▸ Problem to solve:
Every line below should be copied exactly; drop the pictures.

++++ Material

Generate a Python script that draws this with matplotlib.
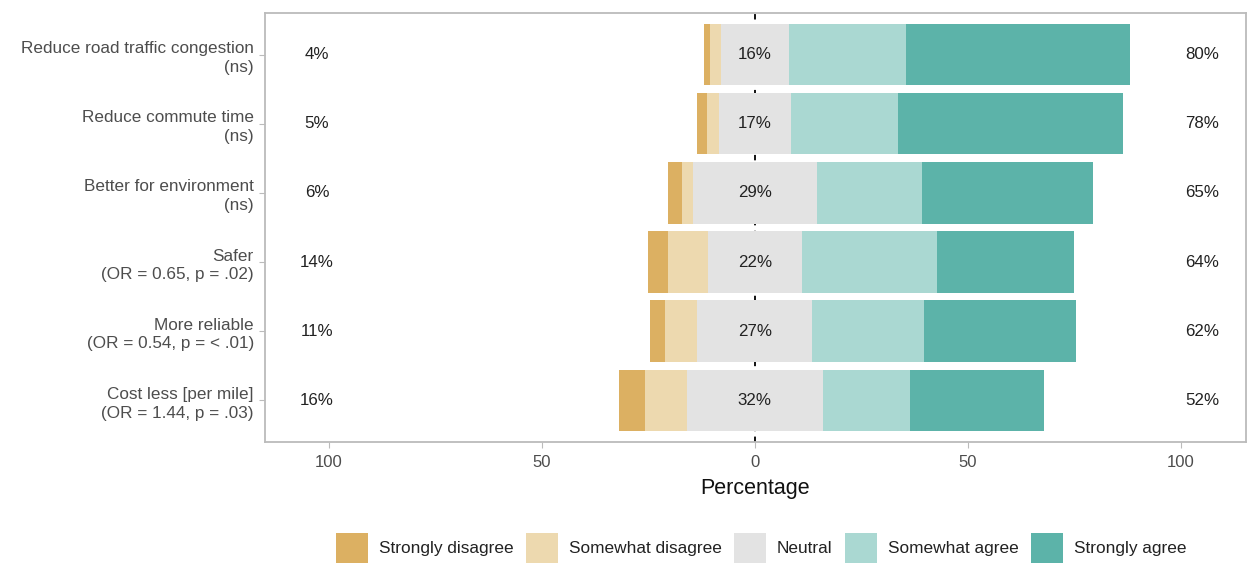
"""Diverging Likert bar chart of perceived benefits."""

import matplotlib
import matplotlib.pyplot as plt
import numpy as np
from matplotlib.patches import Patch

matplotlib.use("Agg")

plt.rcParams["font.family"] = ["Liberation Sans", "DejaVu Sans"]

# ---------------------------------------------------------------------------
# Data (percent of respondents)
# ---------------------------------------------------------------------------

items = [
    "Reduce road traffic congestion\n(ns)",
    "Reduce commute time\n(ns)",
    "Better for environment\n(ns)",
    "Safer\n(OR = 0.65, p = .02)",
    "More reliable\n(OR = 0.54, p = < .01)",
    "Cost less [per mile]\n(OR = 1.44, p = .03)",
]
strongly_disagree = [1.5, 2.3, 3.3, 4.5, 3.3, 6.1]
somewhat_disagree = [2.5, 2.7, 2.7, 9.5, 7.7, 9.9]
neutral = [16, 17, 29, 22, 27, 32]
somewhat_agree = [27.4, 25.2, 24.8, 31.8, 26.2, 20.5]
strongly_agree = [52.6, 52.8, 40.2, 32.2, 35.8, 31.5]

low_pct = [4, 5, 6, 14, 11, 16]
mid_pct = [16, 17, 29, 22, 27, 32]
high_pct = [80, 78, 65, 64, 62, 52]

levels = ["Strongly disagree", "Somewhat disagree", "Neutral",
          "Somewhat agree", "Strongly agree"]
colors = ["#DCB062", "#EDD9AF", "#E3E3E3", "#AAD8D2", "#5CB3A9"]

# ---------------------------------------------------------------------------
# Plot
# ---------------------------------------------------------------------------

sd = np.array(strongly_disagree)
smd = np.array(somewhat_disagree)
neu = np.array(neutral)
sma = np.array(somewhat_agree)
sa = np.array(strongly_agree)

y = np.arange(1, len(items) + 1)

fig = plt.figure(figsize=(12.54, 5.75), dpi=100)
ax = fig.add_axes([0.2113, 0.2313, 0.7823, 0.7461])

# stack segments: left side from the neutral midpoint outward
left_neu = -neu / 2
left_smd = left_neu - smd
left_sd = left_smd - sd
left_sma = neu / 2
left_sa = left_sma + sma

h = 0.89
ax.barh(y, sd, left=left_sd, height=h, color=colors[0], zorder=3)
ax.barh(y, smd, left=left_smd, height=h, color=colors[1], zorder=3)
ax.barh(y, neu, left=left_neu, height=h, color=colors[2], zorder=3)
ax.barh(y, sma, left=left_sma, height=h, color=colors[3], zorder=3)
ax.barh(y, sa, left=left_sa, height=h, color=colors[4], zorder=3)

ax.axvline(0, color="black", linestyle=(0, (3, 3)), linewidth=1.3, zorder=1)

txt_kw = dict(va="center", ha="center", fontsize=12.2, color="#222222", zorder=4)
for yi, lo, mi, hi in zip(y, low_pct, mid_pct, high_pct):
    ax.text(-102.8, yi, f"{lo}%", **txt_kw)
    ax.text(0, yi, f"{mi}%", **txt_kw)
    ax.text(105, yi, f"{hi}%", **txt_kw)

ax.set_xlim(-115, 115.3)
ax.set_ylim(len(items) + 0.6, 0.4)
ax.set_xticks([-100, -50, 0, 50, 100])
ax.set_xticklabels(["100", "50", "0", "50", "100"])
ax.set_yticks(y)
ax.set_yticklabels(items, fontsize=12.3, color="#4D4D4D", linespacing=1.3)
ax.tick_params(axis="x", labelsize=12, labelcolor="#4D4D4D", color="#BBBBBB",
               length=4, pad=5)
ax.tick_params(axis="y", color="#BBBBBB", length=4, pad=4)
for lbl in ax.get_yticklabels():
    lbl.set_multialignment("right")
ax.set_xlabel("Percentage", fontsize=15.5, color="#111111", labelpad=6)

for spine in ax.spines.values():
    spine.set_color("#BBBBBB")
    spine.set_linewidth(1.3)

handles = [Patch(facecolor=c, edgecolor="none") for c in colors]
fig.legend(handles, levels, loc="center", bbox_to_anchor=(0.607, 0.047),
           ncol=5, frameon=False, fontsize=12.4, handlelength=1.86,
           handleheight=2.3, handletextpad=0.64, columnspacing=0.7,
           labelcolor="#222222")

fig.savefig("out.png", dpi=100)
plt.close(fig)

++++++++

▸ Final result:
Generate a Python script that draws this with matplotlib.
"""Diverging Likert bar chart of perceived benefits."""

import matplotlib
import matplotlib.pyplot as plt
import numpy as np
from matplotlib.patches import Patch

matplotlib.use("Agg")

plt.rcParams["font.family"] = ["Liberation Sans", "DejaVu Sans"]

# ---------------------------------------------------------------------------
# Data (percent of respondents)
# ---------------------------------------------------------------------------

items = [
    "Reduce road traffic congestion\n(ns)",
    "Reduce commute time\n(ns)",
    "Better for environment\n(ns)",
    "Safer\n(OR = 0.65, p = .02)",
    "More reliable\n(OR = 0.54, p = < .01)",
    "Cost less [per mile]\n(OR = 1.44, p = .03)",
]
strongly_disagree = [1.5, 2.3, 3.3, 4.5, 3.3, 6.1]
somewhat_disagree = [2.5, 2.7, 2.7, 9.5, 7.7, 9.9]
neutral = [16, 17, 29, 22, 27, 32]
somewhat_agree = [27.4, 25.2, 24.8, 31.8, 26.2, 20.5]
strongly_agree = [52.6, 52.8, 40.2, 32.2, 35.8, 31.5]

low_pct = [4, 5, 6, 14, 11, 16]
mid_pct = [16, 17, 29, 22, 27, 32]
high_pct = [80, 78, 65, 64, 62, 52]

levels = ["Strongly disagree", "Somewhat disagree", "Neutral",
          "Somewhat agree", "Strongly agree"]
colors = ["#DCB062", "#EDD9AF", "#E3E3E3", "#AAD8D2", "#5CB3A9"]

# ---------------------------------------------------------------------------
# Plot
# ---------------------------------------------------------------------------

sd = np.array(strongly_disagree)
smd = np.array(somewhat_disagree)
neu = np.array(neutral)
sma = np.array(somewhat_agree)
sa = np.array(strongly_agree)

y = np.arange(1, len(items) + 1)

fig = plt.figure(figsize=(12.54, 5.75), dpi=100)
ax = fig.add_axes([0.2113, 0.2313, 0.7823, 0.7461])

# stack segments: left side from the neutral midpoint outward
left_neu = -neu / 2
left_smd = left_neu - smd
left_sd = left_smd - sd
left_sma = neu / 2
left_sa = left_sma + sma

h = 0.89
ax.barh(y, sd, left=left_sd, height=h, color=colors[0], zorder=3)
ax.barh(y, smd, left=left_smd, height=h, color=colors[1], zorder=3)
ax.barh(y, neu, left=left_neu, height=h, color=colors[2], zorder=3)
ax.barh(y, sma, left=left_sma, height=h, color=colors[3], zorder=3)
ax.barh(y, sa, left=left_sa, height=h, color=colors[4], zorder=3)

ax.axvline(0, color="black", linestyle=(0, (3, 3)), linewidth=1.3, zorder=1)

txt_kw = dict(va="center", ha="center", fontsize=12.2, color="#222222", zorder=4)
for yi, lo, mi, hi in zip(y, low_pct, mid_pct, high_pct):
    ax.text(-102.8, yi, f"{lo}%", **txt_kw)
    ax.text(0, yi, f"{mi}%", **txt_kw)
    ax.text(105, yi, f"{hi}%", **txt_kw)

ax.set_xlim(-115, 115.3)
ax.set_ylim(len(items) + 0.6, 0.4)
ax.set_xticks([-100, -50, 0, 50, 100])
ax.set_xticklabels(["100", "50", "0", "50", "100"])
ax.set_yticks(y)
ax.set_yticklabels(items, fontsize=12.3, color="#4D4D4D", linespacing=1.3)
ax.tick_params(axis="x", labelsize=12, labelcolor="#4D4D4D", color="#BBBBBB",
               length=4, pad=5)
ax.tick_params(axis="y", color="#BBBBBB", length=4, pad=4)
for lbl in ax.get_yticklabels():
    lbl.set_multialignment("right")
ax.set_xlabel("Percentage", fontsize=15.5, color="#111111", labelpad=6)

for spine in ax.spines.values():
    spine.set_color("#BBBBBB")
    spine.set_linewidth(1.3)

handles = [Patch(facecolor=c, edgecolor="none") for c in colors]
fig.legend(handles, levels, loc="center", bbox_to_anchor=(0.607, 0.047),
           ncol=5, frameon=False, fontsize=12.4, handlelength=1.86,
           handleheight=2.3, handletextpad=0.64, columnspacing=0.7,
           labelcolor="#222222")

fig.savefig("out.png", dpi=100)
plt.close(fig)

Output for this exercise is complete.